PROBLEM DETAILS
Repeat the lines below exactly as written, please, from the line with "Rebuild this chart as a Python" to the line with "y_ticks = [0.0, 0.5, 1.0, 1.5, 2.0, 2.5]", both lines included, and no others.

DATA FOR THIS EXERCISE
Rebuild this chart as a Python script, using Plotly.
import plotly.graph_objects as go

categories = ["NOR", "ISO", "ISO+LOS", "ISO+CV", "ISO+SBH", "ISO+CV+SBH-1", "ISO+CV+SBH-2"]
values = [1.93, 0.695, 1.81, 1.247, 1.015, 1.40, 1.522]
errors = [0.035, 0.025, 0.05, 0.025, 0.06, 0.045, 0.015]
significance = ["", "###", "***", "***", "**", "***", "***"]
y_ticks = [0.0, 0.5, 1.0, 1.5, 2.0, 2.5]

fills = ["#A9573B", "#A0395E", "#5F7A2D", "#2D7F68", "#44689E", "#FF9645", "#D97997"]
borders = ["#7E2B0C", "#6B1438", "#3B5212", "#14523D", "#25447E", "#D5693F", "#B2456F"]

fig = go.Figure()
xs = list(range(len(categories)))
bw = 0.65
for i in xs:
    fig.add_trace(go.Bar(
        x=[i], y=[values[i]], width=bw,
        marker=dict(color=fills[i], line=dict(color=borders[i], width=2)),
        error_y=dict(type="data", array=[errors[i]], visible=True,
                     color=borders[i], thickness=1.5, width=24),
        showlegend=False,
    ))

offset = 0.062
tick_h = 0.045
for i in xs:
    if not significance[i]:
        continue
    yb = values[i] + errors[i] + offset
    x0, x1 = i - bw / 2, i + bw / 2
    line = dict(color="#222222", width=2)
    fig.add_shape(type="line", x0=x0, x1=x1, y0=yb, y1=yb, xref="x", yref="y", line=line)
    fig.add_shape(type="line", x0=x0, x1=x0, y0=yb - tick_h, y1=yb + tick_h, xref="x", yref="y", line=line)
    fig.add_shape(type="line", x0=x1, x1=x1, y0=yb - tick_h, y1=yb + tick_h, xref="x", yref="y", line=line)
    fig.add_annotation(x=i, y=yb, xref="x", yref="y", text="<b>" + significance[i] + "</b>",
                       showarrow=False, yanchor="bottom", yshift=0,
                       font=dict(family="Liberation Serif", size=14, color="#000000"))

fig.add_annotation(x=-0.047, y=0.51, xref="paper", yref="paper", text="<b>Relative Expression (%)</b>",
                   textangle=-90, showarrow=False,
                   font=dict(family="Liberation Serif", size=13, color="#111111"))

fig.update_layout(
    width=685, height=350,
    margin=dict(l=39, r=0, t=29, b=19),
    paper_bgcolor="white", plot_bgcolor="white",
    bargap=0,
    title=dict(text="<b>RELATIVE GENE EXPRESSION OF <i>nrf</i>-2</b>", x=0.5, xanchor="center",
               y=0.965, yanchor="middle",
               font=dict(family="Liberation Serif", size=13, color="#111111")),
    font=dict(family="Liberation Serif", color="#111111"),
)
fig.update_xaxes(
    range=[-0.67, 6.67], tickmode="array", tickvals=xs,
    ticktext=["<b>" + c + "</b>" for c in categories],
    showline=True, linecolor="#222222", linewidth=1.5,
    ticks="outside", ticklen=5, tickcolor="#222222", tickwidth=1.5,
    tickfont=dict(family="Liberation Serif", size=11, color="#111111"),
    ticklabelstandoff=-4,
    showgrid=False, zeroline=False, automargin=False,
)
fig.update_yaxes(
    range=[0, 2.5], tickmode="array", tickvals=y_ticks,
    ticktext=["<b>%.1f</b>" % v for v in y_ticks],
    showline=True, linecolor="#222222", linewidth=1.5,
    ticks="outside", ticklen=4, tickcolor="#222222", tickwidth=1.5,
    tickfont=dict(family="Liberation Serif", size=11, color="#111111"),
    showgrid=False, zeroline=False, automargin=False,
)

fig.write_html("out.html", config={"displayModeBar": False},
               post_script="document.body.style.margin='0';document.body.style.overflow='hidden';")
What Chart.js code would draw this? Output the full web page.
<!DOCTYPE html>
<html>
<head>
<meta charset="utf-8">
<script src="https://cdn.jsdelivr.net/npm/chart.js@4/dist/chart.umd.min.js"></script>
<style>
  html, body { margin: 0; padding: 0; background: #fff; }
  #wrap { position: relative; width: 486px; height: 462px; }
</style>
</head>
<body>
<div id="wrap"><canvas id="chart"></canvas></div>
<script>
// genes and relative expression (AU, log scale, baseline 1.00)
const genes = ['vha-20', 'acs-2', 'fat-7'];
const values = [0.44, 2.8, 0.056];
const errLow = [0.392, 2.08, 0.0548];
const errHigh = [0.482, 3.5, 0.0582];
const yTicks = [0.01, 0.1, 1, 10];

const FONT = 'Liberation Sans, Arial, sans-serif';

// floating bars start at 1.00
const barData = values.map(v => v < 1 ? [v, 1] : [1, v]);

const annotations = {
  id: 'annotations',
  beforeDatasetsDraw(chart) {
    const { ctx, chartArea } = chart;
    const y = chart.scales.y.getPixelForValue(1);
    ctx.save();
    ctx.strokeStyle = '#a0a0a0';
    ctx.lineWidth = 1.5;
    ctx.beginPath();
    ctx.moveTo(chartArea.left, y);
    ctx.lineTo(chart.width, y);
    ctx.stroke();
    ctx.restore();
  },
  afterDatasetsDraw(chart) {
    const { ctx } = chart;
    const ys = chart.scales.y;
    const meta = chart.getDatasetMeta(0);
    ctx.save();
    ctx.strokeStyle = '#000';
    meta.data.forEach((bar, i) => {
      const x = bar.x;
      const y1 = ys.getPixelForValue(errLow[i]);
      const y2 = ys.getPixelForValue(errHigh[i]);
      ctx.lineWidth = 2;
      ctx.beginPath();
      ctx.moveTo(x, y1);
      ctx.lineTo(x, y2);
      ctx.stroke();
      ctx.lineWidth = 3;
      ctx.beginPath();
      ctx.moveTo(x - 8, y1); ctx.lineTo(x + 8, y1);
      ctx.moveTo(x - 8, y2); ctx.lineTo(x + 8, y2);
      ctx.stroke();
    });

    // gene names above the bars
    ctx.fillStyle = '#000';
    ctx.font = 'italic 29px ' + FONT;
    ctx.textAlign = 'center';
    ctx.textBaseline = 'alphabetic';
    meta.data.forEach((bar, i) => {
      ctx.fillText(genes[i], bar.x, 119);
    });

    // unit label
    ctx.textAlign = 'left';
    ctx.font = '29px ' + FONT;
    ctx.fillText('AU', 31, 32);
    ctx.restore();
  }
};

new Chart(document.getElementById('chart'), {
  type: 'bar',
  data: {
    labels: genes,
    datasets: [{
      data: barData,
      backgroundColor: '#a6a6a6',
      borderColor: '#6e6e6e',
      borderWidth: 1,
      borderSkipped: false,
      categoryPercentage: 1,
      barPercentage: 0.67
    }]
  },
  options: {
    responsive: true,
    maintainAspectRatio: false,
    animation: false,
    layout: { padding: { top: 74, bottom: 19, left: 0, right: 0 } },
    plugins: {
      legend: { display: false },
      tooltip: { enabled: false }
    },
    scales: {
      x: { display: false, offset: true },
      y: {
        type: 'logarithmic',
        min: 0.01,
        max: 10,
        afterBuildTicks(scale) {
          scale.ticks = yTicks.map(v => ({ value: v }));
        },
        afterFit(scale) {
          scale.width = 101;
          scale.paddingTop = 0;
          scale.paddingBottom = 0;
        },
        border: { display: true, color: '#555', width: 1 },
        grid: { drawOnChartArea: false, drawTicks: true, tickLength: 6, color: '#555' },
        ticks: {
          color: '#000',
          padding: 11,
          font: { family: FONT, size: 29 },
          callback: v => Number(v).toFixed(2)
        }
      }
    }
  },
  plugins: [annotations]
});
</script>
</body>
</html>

--

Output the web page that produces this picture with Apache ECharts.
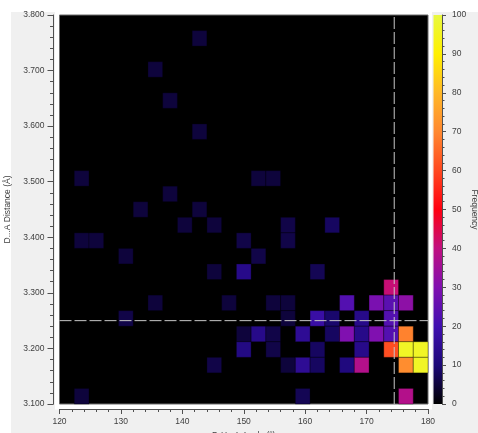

...

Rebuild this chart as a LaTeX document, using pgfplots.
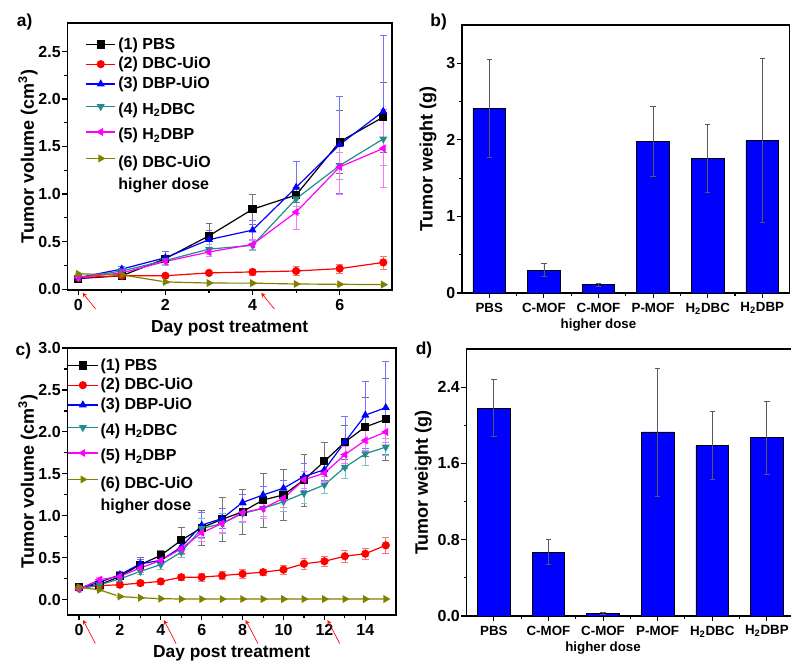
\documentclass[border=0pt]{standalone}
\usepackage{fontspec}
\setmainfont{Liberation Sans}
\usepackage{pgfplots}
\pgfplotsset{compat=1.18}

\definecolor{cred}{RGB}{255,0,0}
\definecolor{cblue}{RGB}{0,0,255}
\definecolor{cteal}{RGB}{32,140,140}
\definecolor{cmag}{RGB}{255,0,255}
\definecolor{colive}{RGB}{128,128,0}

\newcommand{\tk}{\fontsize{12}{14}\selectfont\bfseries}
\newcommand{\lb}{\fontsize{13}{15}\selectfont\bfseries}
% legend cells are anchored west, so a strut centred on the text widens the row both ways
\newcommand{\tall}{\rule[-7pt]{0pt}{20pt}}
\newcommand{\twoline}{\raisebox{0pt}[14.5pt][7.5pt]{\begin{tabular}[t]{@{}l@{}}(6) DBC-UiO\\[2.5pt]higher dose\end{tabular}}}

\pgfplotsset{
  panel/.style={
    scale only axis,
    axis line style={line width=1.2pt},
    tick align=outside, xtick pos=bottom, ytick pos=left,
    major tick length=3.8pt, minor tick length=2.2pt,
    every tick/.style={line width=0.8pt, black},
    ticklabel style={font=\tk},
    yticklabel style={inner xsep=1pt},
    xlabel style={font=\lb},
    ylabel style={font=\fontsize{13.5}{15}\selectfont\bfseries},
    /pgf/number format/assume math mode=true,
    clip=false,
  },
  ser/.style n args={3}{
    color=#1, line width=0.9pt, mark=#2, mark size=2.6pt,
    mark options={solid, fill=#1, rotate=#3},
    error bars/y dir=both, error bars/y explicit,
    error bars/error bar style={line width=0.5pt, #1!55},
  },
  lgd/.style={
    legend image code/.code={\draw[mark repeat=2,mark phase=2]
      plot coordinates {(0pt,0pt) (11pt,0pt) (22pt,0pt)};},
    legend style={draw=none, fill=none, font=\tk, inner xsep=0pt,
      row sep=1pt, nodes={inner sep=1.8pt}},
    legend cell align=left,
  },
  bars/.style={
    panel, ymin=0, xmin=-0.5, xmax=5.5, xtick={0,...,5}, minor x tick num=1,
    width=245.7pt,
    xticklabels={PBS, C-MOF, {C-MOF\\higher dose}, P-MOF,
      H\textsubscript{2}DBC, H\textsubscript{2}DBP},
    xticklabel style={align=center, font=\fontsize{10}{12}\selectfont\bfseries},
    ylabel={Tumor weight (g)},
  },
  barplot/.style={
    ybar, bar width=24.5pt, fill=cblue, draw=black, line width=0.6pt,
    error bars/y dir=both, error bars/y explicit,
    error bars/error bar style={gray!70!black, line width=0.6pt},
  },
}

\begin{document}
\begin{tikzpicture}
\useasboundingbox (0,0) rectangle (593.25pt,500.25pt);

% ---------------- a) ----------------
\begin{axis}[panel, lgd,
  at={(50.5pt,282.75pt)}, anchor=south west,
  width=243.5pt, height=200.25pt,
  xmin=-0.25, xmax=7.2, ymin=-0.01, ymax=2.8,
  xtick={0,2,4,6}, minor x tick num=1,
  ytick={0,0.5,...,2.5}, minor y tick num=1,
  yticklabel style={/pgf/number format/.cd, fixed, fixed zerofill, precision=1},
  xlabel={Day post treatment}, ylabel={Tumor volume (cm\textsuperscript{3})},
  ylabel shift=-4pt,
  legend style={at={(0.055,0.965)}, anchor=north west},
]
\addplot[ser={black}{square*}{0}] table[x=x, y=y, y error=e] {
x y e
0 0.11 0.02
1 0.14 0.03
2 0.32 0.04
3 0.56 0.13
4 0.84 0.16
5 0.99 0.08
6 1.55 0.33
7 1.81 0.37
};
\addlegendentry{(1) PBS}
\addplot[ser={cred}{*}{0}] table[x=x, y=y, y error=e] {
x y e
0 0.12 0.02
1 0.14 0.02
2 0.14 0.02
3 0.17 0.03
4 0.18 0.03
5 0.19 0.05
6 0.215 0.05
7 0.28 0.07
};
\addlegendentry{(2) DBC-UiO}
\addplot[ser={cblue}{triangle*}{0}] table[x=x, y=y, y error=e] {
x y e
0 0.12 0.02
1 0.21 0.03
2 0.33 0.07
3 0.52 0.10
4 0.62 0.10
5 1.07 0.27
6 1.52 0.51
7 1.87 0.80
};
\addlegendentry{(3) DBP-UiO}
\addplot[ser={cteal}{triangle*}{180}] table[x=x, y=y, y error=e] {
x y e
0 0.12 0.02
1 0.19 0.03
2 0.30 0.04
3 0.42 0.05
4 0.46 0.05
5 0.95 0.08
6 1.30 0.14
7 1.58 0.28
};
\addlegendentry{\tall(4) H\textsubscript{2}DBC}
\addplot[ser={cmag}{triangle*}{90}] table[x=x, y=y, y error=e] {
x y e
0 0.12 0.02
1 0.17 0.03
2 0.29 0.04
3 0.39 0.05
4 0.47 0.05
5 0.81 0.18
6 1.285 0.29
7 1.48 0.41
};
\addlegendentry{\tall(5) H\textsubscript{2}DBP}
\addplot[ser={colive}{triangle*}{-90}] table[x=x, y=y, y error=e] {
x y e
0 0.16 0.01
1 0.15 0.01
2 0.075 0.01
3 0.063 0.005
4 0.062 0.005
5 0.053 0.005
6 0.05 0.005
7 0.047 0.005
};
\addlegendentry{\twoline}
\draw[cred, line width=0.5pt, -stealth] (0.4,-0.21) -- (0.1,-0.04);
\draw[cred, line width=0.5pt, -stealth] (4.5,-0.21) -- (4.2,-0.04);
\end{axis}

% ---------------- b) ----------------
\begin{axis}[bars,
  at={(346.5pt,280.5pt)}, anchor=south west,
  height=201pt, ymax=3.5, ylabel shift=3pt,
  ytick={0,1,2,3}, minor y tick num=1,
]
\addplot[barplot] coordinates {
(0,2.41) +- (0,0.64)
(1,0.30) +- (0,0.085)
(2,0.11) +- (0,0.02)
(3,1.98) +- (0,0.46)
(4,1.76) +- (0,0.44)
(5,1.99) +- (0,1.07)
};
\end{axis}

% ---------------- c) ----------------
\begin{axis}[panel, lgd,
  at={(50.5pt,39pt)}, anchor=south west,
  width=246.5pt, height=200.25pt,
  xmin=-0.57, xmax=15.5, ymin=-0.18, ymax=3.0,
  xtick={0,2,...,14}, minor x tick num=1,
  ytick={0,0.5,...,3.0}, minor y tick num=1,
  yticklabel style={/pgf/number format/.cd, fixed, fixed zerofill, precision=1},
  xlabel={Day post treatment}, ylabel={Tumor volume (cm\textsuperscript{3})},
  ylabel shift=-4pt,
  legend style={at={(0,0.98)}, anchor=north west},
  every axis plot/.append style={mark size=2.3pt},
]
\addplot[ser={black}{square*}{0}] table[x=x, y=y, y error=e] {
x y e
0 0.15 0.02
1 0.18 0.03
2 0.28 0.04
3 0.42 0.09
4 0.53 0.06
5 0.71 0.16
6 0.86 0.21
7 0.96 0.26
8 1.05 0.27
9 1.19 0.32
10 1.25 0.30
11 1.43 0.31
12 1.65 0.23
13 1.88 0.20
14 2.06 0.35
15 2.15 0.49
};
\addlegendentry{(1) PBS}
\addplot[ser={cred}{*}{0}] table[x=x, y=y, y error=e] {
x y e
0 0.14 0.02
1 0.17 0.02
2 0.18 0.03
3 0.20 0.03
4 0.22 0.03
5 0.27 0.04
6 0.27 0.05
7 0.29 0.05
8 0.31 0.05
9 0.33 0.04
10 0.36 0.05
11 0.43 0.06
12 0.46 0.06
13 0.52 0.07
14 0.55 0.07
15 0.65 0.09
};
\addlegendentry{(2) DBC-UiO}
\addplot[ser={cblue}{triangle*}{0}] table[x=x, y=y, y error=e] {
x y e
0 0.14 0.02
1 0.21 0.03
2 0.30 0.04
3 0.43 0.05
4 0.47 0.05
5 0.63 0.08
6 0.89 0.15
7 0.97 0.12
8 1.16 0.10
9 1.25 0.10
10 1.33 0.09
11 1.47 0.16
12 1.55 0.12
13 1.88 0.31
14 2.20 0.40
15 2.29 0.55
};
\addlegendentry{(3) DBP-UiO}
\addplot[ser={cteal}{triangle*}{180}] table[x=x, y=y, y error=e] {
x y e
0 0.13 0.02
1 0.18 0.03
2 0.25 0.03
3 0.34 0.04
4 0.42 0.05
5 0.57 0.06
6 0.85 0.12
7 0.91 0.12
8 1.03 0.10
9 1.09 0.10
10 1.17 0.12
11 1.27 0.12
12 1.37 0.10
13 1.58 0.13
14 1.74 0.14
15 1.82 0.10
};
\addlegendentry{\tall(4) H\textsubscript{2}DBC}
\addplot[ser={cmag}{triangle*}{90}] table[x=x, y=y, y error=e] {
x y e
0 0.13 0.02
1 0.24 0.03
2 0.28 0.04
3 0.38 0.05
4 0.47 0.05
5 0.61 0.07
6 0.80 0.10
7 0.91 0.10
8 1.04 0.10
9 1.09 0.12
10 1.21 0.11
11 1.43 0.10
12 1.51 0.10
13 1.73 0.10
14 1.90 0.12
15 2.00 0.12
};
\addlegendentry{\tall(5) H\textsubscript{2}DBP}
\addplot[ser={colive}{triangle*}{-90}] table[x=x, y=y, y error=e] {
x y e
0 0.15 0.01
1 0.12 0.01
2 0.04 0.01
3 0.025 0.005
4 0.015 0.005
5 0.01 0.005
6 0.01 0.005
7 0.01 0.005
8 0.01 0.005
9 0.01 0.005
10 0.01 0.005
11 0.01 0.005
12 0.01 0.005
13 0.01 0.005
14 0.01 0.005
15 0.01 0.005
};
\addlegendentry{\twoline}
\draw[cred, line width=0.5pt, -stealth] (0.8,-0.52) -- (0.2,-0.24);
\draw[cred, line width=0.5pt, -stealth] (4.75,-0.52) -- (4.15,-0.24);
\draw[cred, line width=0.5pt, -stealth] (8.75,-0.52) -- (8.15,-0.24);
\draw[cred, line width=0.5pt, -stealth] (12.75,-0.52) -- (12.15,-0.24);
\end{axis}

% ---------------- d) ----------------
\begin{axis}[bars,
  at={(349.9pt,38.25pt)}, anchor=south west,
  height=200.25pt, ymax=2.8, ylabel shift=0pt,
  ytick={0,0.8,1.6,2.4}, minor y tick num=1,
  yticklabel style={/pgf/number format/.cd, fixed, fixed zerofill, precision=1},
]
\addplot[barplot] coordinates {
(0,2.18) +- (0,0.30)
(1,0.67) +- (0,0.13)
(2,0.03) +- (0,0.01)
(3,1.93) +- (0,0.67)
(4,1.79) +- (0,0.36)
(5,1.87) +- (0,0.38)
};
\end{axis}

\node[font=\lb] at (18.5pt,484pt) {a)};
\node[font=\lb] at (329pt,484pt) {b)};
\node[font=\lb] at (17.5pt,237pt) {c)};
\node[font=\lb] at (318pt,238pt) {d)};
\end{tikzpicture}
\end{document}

FINISHED ANSWER
Rebuild this chart as a Python script, using Plotly.
import plotly.graph_objects as go

categories = ["NOR", "ISO", "ISO+LOS", "ISO+CV", "ISO+SBH", "ISO+CV+SBH-1", "ISO+CV+SBH-2"]
values = [1.93, 0.695, 1.81, 1.247, 1.015, 1.40, 1.522]
errors = [0.035, 0.025, 0.05, 0.025, 0.06, 0.045, 0.015]
significance = ["", "###", "***", "***", "**", "***", "***"]
y_ticks = [0.0, 0.5, 1.0, 1.5, 2.0, 2.5]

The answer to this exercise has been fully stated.